I admiit this was a new request for me, I've not done this kind of study before. I've used this same data to analyze usage by date and day of week, and hour and by role and form name and all the basic kinds of analysis you might think of. But finding a corralation between one form and another by role is not sometihing I've done and really don't know where to start.
He likens his request to a grocery store where related products might be grouped together. For example nacho chips would have salsa, and cheese dip on a nearby shelf. So he would like to know what is on the shlef next to Form A, and what else is used near any given Form.
I picture a cloud (the role) filled with forms that they use. This is easy, but how do I say Form A is tighly matched with Form B? And then extend that by saying Form B is also closly matched to Form Z?

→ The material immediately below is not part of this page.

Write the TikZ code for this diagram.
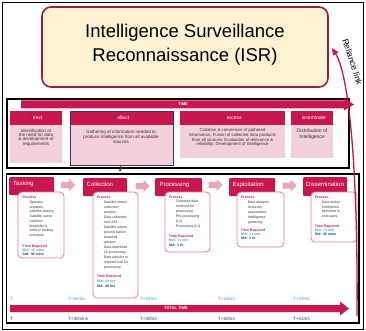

Most of the examples I see on this and other sites seem well above my understanding. So I'm hoping a simple step by step will help me better understand how to get started. Always keeping in mind I don't have access to many of the really high-end analysis procedures that might make this much easier.
10-19-2015 06:46 PM
I think that you are looking for a cluster analysis.
Structure your data such that you have one record per person, possibly within a time frame that makes sense such as day or week, and indicators of forms used, possibly a count of uses within the time frame.
Note: if your raw data is user, time, form then proc summary or means to get those counts.
Transpose by user and time.
Proc fastclus would be a good start to experiment with finding similar groups of usage.
10-20-2015 11:14 AM
This is where I run into a problem. I think proc fastclus might be what I need to use but I don't understand the how. But you got me on the right track in my thinking and I've revised my requirments a bit.
I need to study form usage across two different time frames. The time frames are Day and Night devided by 6am and 6pm. I'll call that variable tms and make day = 1 and night = 2;
Do I then need to convert each form into a number? Form A becomes 1, Form B becomes 2, etc. and then do the same with each role? Role A becomes 1 and Role B becomes 2 out to the 713 roles in play?
proc fastclus data = closebyformrole maxc = 713 maxiter=100 out = clus;
var tms role_num form_num;
This produces some output but I can't pretend I know what it all means. One part however looks intreguing to me. Across the top is the role_num 1 to 713 and down the side is 1 to 24, then each role_num has what looks like 1 or more percentages(?) in it. But maybe not because I really don't know what I'm looking at.
I know I can't expect someone to teach me about statistics here or even clustering but some tiny guidence would be greatly appreciated.
10-20-2015 11:28 AM
If you want to find similarities of form usage between roles I think you want to make Role an ID variable and possibly your AM/PM varible.
And add a maxclusters = 10 to the proc statement. Experimenting with values of maxclusters is what I find educational. It will assign each role, or role and time, to a cluster of similarity based on the form values.
If you use a summary procedure such as Proc summary to count of useage per form you might want to standardize the counts using proc standard.